Effects of trace elements in biodiesel on the performance of diesel oxidation catalysts in heavy-duty vehicles
Time: Fri 2020-10-23 13.00
Location: https://kth-se.zoom.us/webinar/register/WN_MeZ1rFV6T_yyS-t_SGH4uA, Stockholm (English)
Subject area: Chemical Engineering
Doctoral student: Jonas Granestrand , Kemisk teknologi, Process Technology
Opponent: Dr. Todd J. Toops, Oak Ridge National Laboratory, Tennessee, USA
Supervisor: Lars Pettersson, Processteknologi
To reduce net greenhouse gas emissions, a shift towards adoption of biofuels is ongoing in the transport sector. Heavy-duty diesel vehicles are equipped with aftertreatment equipment, comprising of catalysts and filters, and how this equipment is affected by the use of biofuels is not yet fully understood. Fatty Acid Methyl Ester (FAME) biodiesel may contain high loadings of different trace elements stemming either from the biomass used as raw material, or from the production process. These trace elements could act as poisons that deactivate the aftertreatment catalysts.

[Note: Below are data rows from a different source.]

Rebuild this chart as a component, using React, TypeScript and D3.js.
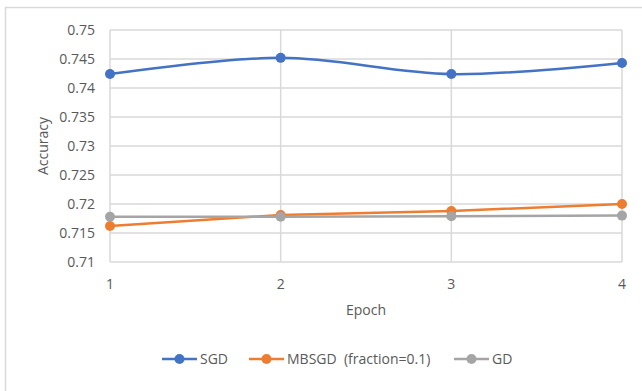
import { useEffect, useRef } from 'react'
import * as d3 from 'd3'

const epochs = [1, 2, 3, 4]
const sgd = [0.7424, 0.7452, 0.7424, 0.7443]
const mbsgd = [0.7162, 0.7181, 0.7188, 0.72]
const gd = [0.7178, 0.7178, 0.7179, 0.718]
const yTicks = [0.71, 0.715, 0.72, 0.725, 0.73, 0.735, 0.74, 0.745, 0.75]

const seriesList = [
    { name: 'SGD', values: sgd, color: '#4472C4', smooth: true },
    { name: 'MBSGD  (fraction=0.1)', values: mbsgd, color: '#ED7D31', smooth: false },
    { name: 'GD', values: gd, color: '#A5A5A5', smooth: false },
]

const App = () => {
    const ref = useRef<SVGSVGElement>(null)

    useEffect(() => {
        const width = 642
        const height = 391
        const svg = d3.select(ref.current)
        svg.selectAll('*').remove()

        const font = "'Open Sans', 'Liberation Sans', sans-serif"
        const textColor = '#595959'

        svg.append('rect')
            .attr('x', 5.5)
            .attr('y', 7.5)
            .attr('width', width + 10)
            .attr('height', height + 10)
            .attr('fill', '#fff')
            .attr('stroke', '#d9d9d9')
            .attr('stroke-width', 1.5)

        const x = d3.scaleLinear().domain([1, 4]).range([110, 622])
        const y = d3.scaleLinear().domain([0.71, 0.75]).range([262, 30])

        // gridlines
        svg.append('g')
            .selectAll()
            .data(yTicks)
            .join('line')
            .attr('x1', x(1))
            .attr('x2', x(4))
            .attr('y1', (d) => y(d))
            .attr('y2', (d) => y(d))
            .attr('stroke', '#d9d9d9')
            .attr('stroke-width', 1.5)
        svg.append('g')
            .selectAll()
            .data(epochs)
            .join('line')
            .attr('x1', (d) => x(d))
            .attr('x2', (d) => x(d))
            .attr('y1', y(0.71))
            .attr('y2', y(0.75))
            .attr('stroke', '#d9d9d9')
            .attr('stroke-width', 1.5)

        // tick labels
        svg.append('g')
            .selectAll()
            .data(yTicks)
            .join('text')
            .attr('x', 95)
            .attr('y', (d) => y(d))
            .attr('dy', '0.35em')
            .attr('text-anchor', 'end')
            .attr('font-family', font)
            .attr('font-size', 14)
            .attr('fill', textColor)
            .text((d) => String(+d.toFixed(3)))
        svg.append('g')
            .selectAll()
            .data(epochs)
            .join('text')
            .attr('x', (d) => x(d))
            .attr('y', 284)
            .attr('dy', '0.35em')
            .attr('text-anchor', 'middle')
            .attr('font-family', font)
            .attr('font-size', 14)
            .attr('fill', textColor)
            .text((d) => String(d))

        // axis titles
        svg.append('text')
            .attr('transform', `translate(43,${(y(0.71) + y(0.75)) / 2}) rotate(-90)`)
            .attr('dy', '0.35em')
            .attr('text-anchor', 'middle')
            .attr('font-family', font)
            .attr('font-size', 14)
            .attr('fill', textColor)
            .text('Accuracy')
        svg.append('text')
            .attr('x', (x(1) + x(4)) / 2)
            .attr('y', 310)
            .attr('dy', '0.35em')
            .attr('text-anchor', 'middle')
            .attr('font-family', font)
            .attr('font-size', 14)
            .attr('fill', textColor)
            .text('Epoch')

        // series
        seriesList.forEach((s) => {
            const line = d3
                .line<number>()
                .x((_, i) => x(epochs[i]))
                .y((d) => y(d))
                .curve(s.smooth ? d3.curveCardinal.tension(0) : d3.curveLinear)
            svg.append('path')
                .datum(s.values)
                .attr('d', line)
                .attr('fill', 'none')
                .attr('stroke', s.color)
                .attr('stroke-width', 2.5)
            svg.append('g')
                .selectAll()
                .data(s.values)
                .join('circle')
                .attr('cx', (_, i) => x(epochs[i]))
                .attr('cy', (d) => y(d))
                .attr('r', 5)
                .attr('fill', s.color)
        })

        // legend
        const legendX = [162, 249, 454]
        const lg = svg.append('g')
        seriesList.forEach((s, i) => {
            const lx = legendX[i]
            lg.append('line')
                .attr('x1', lx)
                .attr('x2', lx + 35)
                .attr('y1', 359)
                .attr('y2', 359)
                .attr('stroke', s.color)
                .attr('stroke-width', 2.5)
            lg.append('circle')
                .attr('cx', lx + 17.5)
                .attr('cy', 359)
                .attr('r', 5)
                .attr('fill', s.color)
            lg.append('text')
                .attr('x', lx + 38)
                .attr('y', 359)
                .attr('dy', '0.35em')
                .attr('font-family', font)
                .attr('font-size', 14)
                .attr('fill', textColor)
                .attr('xml:space', 'preserve')
                .style('white-space', 'pre')
                .text(s.name)
        })
    }, [])

    return (
        <svg
            ref={ref}
            width={642}
            height={391}
            style={{ position: 'absolute', left: 0, top: 0, display: 'block' }}
        />
    )
}

export default App
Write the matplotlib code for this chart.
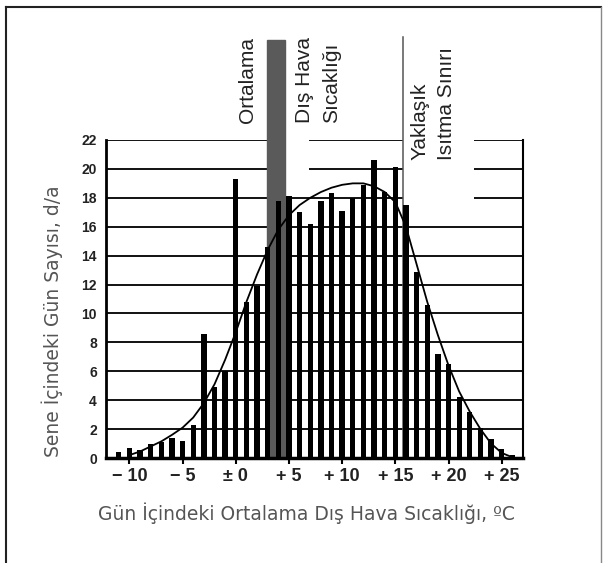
import matplotlib
matplotlib.use("Agg")
import matplotlib.pyplot as plt
from matplotlib.patches import Rectangle
from matplotlib.lines import Line2D

# daily mean outdoor temperature (deg C) and number of days per year
temps = list(range(-11, 27))
days = [0.4, 0.7, 0.55, 1.0, 1.1, 1.35, 1.15, 2.3, 8.6, 4.9, 6.0, 19.3,
        10.8, 11.9, 14.6, 17.8, 18.1, 17.0, 16.2, 17.8, 18.3, 17.1, 18.0,
        18.9, 20.6, 18.4, 20.1, 17.5, 12.9, 10.6, 7.2, 6.5, 4.2, 3.2, 2.1,
        1.3, 0.6, 0.2]

# smoothed distribution curve
curve_x = [-10, -9, -8, -7, -6, -5, -4, -3, -2, -1, 0, 1, 2, 3, 4, 5, 6, 7,
           8, 9, 10, 11, 12, 13, 14, 15, 16, 17, 18, 19, 20, 21, 22, 23, 24,
           25, 26]
curve_y = [0.2, 0.45, 0.8, 1.15, 1.6, 2.1, 2.8, 3.8, 5.1, 6.8, 8.7, 10.8,
           12.7, 14.4, 15.8, 16.8, 17.5, 18.0, 18.4, 18.7, 18.9, 19.0, 19.0,
           18.8, 18.4, 17.7, 16.0, 13.4, 10.8, 8.5, 6.4, 4.6, 3.2, 2.0, 1.0,
           0.35, 0.05]

yticks = list(range(0, 23, 2))
xticks = [-10, -5, 0, 5, 10, 15, 20, 25]
xtick_labels = ["\u2212 10", "\u2212 5", "\u00b1 0", "+ 5", "+ 10", "+ 15", "+ 20", "+ 25"]

mean_band = (2.9, 4.6)     # "Ortalama Dış Hava Sıcaklığı" band
heat_limit = 15.7          # "Yaklaşık Isıtma Sınırı"

W, H = 607, 563
fig = plt.figure(figsize=(W / 100, H / 100), dpi=100)
ax = fig.add_axes([106 / W, (H - 458) / H, 417 / W, 318 / H])
ax.set_xlim(-12.2, 27.0)
ax.set_ylim(0, 22)

# horizontal grid, broken where the labels sit
for v in yticks[1:]:
    if v >= 18:
        mid_start = 4.6 if v == 18 else 6.9
        segs = [(-12.2, mean_band[0]), (mid_start, heat_limit), (22.35, 27.0)]
    else:
        segs = [(-12.2, 27.0)]
    for a, b in segs:
        ax.hlines(v, a, b, color="#111111", lw=1.4, zorder=1)

ax.add_patch(Rectangle((mean_band[0], 0), mean_band[1] - mean_band[0], 28.9,
                       color="#5a5a5a", clip_on=False, zorder=2))
ax.plot([heat_limit, heat_limit], [0, 29.1], color="#555555", lw=1.1,
        clip_on=False, zorder=2)

ax.bar(temps, days, width=0.5, color="black", zorder=3)
ax.plot(curve_x, curve_y, color="black", lw=1.3, zorder=4)

ax.spines["top"].set_visible(False)
ax.spines["left"].set_linewidth(2.0)
ax.spines["bottom"].set_linewidth(2.5)
ax.spines["right"].set_linewidth(1.5)

ax.set_yticks(yticks)
ax.set_yticklabels([str(v) for v in yticks], fontsize=10, fontweight="bold",
                   family="Liberation Sans", color="#222222")
ax.tick_params(axis="y", length=0, pad=6.5)
ax.set_xticks(xticks)
ax.set_xticklabels(xtick_labels, fontsize=13, fontweight="bold",
                   family="Liberation Sans", color="#222222")
ax.tick_params(axis="x", length=4, width=1.5, pad=3)

tk = dict(rotation=90, ha="center", va="bottom", fontsize=15,
          family="Liberation Sans", color="#222222", clip_on=False)
ax.text(1.13, 23.2, "Ortalama", **tk)
ax.text(6.48, 23.2, "Dış Hava", **tk)
ax.text(9.0, 23.2, "Sıcaklığı", **tk)
ax.text(17.3, 20.6, "Yaklaşık", **tk)
ax.text(19.8, 20.6, "Isıtma Sınırı", **tk)

fig.text(306 / W, 1 - 513 / H, "Gün İçindeki Ortalama Dış Hava Sıcaklığı, ºC",
         ha="center", va="center", fontsize=13.5, color="#555555")
fig.text(52 / W, 1 - 321 / H, "Sene İçindeki Gün Sayısı, d/a", rotation=90,
         ha="center", va="center", fontsize=13.5, color="#555555")

# outer frame of the picture
fig.add_artist(Line2D([6 / W, 6 / W], [0, 1 - 7 / H], color="#222222", lw=1.5))
fig.add_artist(Line2D([6 / W, 601 / W], [1 - 7 / H, 1 - 7 / H], color="#222222", lw=1.5))
fig.add_artist(Line2D([601 / W, 601 / W], [0, 1 - 7 / H], color="#888888", lw=1.0))

fig.savefig("out.png", dpi=100, facecolor="white")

The objective of this work was to study how the diesel oxidation catalyst (DOC) is affected by the presence of trace elements in FAME biodiesel. The DOC reduces emissions of CO and hydrocarbons, but furthermore, it generates NO2 from NO present in the exhaust, which is essential for downstream aftertreatment components to operate optimally. Because the DOC is located at the inlet of the aftertreatment system, it is subjected to high concentrations of trace elements, compared to downstream components.
An investigation of a DOC that had been used for an entire lifetime in a vehicle operating on FAME biodiesel revealed that phosphorus appeared to have the largest effect on DOC activity, causing considerable deactivation in the NO oxidation reaction. Na and Ca, on the other hand, appeared to have little effect. The largest cause of deactivation was thermal aging, rather than poisoning by trace components.
In-situ X-ray Absorption Spectroscopy studies of poisoned model catalysts showed a strong electronic interaction between P and catalytically active Pt/Pd particles during CO oxidation reaction conditions. In contrast, such effects were not observed for Na and K. Elemental mapping with Energy dispersive spectroscopy (EDS) of scanning transmission electron micrographs showed that phosphorus was co-located with Pt-Pd, whereas Na and K, on the other hand, were evenly distributed throughout the Al2O3 washcoat support.